2. Il appartient au riverain d'une voie publique, qui entend obtenir réparation des dommages qu'il estime avoir subis à l'occasion d'une opération de travaux publics à l'égard de laquelle il a la qualité de tiers, d'établir, d'une part, le lien de causalité entre cette opération et les dommages invoqués et, d'autre part, le caractère anormal et spécial de son préjudice, les riverains des voies publiques étant tenus de supporter sans contrepartie les sujétions normales qui leur sont imposées dans un but d'intérêt général.

3. Pour rechercher la responsabilité de la communauté d'agglomération " Grand Chambéry " et de la commune de Chambéry, les requérants se prévalent de la suppression des places de stationnement gratuit et des places de stationnement de livraison qui existaient au droit de leur commerce du fait de la réalisation des travaux d'aménagement de la rue de la Gare, en faisant valoir que ces travaux sont à l'origine d'une perte de clientèle et, par suite, d'une baisse conséquente du chiffre d'affaires de la société Bei depuis 2017, ainsi que de difficultés de livraison des matières premières nécessaires au fonctionnement de ce commerce.

4. Il résulte de l'instruction, et n'est pas contesté, que les travaux réalisés rue de la Gare, où est situé le commerce exploité par la société Bei, ont consisté, dans le cadre de la construction de la nouvelle gare et des travaux de réaménagement du quartier, à aménager dans cette rue une voie de circulation réservée aux bus urbains et ont été réalisés sur une période d'un mois, entre le 26 juillet et le 26 août 2016. Les collectivités concernées font valoir, sans être utilement contredites, que l'accès à l'établissement a toujours été possible durant les travaux, la circulation des véhicules rue de la Gare ayant été maintenue pendant la durée des travaux dans les deux sens et la piste cyclable étant restée ouverte.
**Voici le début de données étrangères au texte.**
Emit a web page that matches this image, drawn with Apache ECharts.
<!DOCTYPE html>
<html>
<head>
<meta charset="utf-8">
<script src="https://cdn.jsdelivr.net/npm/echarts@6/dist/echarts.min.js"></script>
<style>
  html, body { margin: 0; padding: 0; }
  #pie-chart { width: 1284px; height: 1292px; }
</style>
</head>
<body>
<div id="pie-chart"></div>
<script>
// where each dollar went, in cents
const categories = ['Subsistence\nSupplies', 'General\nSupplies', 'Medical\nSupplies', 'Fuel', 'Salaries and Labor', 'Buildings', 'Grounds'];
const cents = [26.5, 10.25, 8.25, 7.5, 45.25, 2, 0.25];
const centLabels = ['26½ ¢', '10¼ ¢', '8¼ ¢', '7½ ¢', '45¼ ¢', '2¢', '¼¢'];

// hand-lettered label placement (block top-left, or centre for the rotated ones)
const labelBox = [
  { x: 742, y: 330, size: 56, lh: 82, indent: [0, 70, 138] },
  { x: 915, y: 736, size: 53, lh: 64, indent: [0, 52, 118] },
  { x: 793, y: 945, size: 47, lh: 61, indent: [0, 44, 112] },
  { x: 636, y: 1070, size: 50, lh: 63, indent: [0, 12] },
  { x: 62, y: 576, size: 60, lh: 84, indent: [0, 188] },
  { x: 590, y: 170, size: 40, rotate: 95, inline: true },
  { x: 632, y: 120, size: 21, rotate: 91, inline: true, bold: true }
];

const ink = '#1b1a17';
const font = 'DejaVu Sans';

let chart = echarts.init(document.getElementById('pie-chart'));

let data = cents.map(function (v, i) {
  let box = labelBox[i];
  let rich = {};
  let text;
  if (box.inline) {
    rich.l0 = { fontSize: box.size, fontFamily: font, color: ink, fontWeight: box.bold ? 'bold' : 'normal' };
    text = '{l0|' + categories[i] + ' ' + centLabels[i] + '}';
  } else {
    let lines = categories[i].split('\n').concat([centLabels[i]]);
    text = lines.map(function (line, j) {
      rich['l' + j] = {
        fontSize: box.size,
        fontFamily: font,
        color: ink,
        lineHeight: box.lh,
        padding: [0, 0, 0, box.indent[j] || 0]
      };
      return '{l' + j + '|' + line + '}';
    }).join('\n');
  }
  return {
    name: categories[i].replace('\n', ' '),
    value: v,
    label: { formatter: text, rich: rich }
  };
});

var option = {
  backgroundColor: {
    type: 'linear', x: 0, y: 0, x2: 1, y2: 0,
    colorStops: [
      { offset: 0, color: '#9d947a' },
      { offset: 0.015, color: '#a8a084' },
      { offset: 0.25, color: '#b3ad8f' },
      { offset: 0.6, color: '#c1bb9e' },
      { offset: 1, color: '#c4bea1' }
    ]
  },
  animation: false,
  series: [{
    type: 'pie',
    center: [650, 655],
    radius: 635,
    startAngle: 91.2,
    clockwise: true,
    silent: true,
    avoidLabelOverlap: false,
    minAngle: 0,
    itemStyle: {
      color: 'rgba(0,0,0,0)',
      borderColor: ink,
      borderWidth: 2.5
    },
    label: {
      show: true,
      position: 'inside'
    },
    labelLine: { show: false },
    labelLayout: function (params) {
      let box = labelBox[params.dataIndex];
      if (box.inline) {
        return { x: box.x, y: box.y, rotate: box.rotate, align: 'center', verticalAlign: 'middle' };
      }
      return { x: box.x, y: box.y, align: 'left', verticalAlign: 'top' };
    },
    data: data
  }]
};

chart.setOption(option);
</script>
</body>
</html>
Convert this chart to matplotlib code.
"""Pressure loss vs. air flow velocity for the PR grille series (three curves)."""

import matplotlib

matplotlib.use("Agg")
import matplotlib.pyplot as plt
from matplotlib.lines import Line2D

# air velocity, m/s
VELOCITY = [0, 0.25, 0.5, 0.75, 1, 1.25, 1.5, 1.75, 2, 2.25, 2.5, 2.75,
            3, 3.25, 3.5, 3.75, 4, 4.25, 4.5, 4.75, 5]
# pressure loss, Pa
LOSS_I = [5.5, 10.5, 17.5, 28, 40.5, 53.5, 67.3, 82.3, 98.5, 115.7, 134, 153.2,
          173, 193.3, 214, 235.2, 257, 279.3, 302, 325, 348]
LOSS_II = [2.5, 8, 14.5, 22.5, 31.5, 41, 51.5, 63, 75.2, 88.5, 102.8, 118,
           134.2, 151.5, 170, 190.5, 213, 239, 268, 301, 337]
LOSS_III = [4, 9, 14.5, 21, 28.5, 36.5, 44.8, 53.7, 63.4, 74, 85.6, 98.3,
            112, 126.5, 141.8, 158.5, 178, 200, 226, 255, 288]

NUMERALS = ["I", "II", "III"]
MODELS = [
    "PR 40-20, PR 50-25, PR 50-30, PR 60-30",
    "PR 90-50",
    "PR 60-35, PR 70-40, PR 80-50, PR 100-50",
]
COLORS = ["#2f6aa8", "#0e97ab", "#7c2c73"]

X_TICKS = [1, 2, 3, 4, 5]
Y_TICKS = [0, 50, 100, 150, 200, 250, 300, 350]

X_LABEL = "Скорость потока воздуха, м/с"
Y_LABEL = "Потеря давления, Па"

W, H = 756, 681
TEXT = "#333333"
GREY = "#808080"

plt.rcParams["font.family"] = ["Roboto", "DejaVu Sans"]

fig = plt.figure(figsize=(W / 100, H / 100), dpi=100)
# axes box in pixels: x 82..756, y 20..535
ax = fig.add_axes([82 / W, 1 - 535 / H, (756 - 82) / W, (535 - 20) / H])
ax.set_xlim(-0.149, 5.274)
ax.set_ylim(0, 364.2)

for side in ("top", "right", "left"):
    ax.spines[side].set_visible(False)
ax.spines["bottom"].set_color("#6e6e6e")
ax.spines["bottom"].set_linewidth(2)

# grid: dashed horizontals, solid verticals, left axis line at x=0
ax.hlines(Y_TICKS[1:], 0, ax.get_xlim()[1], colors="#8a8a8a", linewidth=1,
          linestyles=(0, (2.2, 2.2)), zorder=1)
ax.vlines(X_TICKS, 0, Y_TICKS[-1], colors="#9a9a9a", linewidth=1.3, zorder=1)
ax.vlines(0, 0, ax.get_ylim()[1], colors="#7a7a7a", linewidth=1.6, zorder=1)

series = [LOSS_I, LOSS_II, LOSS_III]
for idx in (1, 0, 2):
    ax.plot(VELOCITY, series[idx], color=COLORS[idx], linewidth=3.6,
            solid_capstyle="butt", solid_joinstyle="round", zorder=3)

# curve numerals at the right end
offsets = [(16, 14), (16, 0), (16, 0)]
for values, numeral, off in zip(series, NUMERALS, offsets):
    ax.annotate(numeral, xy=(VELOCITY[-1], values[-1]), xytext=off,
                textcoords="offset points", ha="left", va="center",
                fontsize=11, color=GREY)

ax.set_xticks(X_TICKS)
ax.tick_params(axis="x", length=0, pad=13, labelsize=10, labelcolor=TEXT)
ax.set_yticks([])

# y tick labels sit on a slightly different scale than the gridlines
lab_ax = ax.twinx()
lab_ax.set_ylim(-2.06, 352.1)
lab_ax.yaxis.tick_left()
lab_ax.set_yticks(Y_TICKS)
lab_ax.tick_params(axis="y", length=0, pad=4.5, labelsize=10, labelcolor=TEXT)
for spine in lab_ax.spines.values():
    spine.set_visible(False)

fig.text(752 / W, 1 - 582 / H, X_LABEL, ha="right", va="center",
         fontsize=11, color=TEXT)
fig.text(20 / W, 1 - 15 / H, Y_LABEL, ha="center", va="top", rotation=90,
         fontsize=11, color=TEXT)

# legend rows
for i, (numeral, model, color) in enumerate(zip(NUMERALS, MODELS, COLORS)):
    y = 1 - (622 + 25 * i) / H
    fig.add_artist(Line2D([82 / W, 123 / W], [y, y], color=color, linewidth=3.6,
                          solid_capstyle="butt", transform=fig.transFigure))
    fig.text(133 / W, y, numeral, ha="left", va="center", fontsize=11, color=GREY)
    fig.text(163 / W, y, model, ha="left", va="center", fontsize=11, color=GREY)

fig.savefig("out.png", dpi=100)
S'il est constant que l'aménagement rue de la Gare d'une voie réservée à la circulation des bus urbains a entrainé la suppression des places de stationnement " minutes " et de livraison situées à proximité immédiate du commerce de boulangerie, il n'est pas sérieusement contesté que cette suppression a été compensée par la mise à disposition de 100 places de parking à moins de deux minutes du commerce et qu'il existe un parking public situé à quelques dizaines de mètres de l'établissement. En outre le gérant de la société Bei ne produit aucun élément permettant d'apprécier l'ampleur ou l'impact de ces travaux sur la fréquentation du commerce ou son activité, notamment sur les difficultés de livraison alléguées. Par ailleurs, il n'est pas contesté que la circulation des piétons a été favorisée par l'élargissement des trottoirs, ce qui constitue une circonstance favorable à la fréquentation d'un commerce de proximité situé en centre-ville.
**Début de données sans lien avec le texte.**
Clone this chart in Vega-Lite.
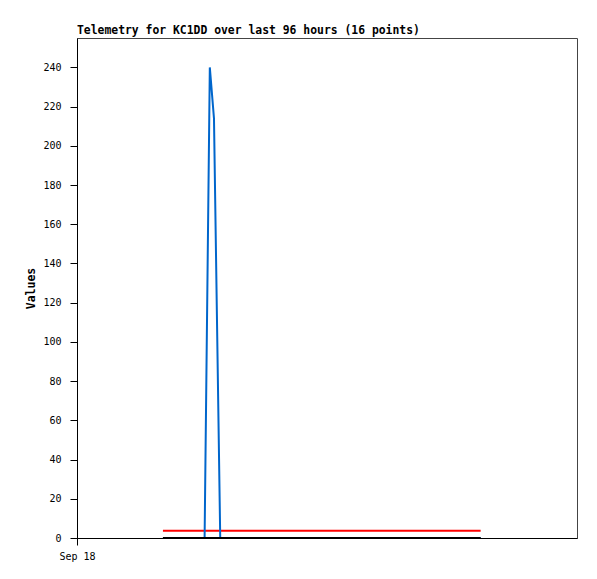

5. Par ailleurs, les tableaux mentionnant l'évolution du chiffre d'affaires de la société Bei de l'année 2015 à l'année 2019 et des rapports d'activité établis par son gérant pour les exercices 2013 à 2019, au demeurant non signés, ne sont pas, pas eux seuls et en l'absence de production de toutes pièces comptables ou de liasses fiscales, de nature à justifier les pertes de chiffres d'affaires alléguées depuis 2017.

6. Dans ces circonstances, il n'est pas démontré que les travaux en cause ont pu avoir une incidence sur l'activité du commerce de boulangerie exploité par la société Bei ou sur la valeur de son fonds de commerce.
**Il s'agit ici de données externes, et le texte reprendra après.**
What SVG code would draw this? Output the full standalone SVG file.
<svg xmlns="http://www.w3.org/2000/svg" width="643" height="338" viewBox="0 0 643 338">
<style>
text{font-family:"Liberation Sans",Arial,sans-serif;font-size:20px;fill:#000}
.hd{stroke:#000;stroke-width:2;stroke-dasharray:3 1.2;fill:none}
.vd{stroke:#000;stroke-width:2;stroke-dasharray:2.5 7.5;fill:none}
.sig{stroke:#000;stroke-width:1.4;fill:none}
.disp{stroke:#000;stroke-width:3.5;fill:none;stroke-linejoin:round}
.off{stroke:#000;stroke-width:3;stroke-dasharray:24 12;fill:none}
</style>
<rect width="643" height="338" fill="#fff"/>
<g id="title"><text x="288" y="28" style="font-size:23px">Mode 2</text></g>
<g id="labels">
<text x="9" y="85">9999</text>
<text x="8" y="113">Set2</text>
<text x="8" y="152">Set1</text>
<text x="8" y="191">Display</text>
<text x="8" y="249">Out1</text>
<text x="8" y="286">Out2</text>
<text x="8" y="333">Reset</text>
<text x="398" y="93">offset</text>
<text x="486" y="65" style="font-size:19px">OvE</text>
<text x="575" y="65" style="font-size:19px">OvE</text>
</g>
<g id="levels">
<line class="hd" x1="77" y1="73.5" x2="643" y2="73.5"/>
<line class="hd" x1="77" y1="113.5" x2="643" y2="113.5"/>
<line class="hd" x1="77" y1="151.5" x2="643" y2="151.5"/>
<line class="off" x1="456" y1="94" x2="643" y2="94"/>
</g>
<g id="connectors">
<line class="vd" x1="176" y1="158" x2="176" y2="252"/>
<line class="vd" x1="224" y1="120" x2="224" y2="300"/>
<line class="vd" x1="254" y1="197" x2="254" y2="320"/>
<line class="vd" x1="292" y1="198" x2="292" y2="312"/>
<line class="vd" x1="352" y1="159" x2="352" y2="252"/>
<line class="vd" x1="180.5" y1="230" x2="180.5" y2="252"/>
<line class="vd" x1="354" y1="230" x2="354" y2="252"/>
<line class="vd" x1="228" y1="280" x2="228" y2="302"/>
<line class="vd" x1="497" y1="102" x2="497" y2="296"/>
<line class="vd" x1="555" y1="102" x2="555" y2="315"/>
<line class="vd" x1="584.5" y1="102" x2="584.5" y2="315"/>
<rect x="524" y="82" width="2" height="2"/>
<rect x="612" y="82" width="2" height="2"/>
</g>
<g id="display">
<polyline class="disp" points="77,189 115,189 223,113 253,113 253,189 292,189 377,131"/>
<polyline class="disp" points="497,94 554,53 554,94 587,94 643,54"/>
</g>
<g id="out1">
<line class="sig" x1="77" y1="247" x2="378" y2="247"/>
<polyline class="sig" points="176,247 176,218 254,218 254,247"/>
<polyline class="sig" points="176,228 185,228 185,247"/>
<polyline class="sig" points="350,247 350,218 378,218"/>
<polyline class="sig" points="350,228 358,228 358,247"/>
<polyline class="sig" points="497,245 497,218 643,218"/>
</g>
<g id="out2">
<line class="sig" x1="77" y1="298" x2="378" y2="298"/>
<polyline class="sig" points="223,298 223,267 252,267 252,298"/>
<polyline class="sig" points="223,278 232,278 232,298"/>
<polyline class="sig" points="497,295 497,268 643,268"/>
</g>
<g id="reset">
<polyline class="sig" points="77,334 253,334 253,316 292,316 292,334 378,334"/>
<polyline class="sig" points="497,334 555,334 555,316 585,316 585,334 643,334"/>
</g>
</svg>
Sur la responsabilité pour faute :

7. En premier lieu, si les requérants font valoir qu'antérieurement à 2014, le plan de développement urbain prévoyait la requalification de l'axe de la Leysse avec notamment le passage de la rue de la gare en zone piétonnière alors qu'à l'issue des travaux, la rue de la gare est devenue un axe de passage des bus avec une voie dédiée, le choix des collectivité concernées de modifier ce projet n'est pas, en lui-même, constitutif d'une faute.

8. En second lieu, la circonstance que la délibération n°30 RD du 24 mars 2016 par laquelle le bureau de la communauté d'agglomération Chambéry métropole a décidé d'approuver les grandes orientations du projet de réorganisation des mobilités et des déplacements sur le territoire de Chambéry métropole et la réalisation de travaux d'aménagements et de mise en accessibilité pour le fonctionnement du réseau de transports en commun, et notamment les travaux devant être exécutés rue de la Gare, ait été annulé pour incompétence par un jugement du tribunal administratif de Grenoble en date du 13 juillet 2016 devenu définitif, n'est pas de nature à ouvrir un droit à indemnisation à la société Bei dès lors que l'illégalité de cette décision ne saurait être regardée comme présentant un lien de causalité direct et certain avec les préjudices allégués. En outre, il résulte de l'instruction que les travaux en cause ont été approuvés par une nouvelle délibération du Conseil communautaire de la communauté d'agglomération du 13 juillet 2016 et que, par une convention conclue le 25 juillet 2016, la commune de Chambéry a procédé au transfert de la maitrise d'ouvrage des travaux concernant notamment le réaménagement de la rue de la Gare au profit de la communauté d'agglomération " Grand Chambéry ".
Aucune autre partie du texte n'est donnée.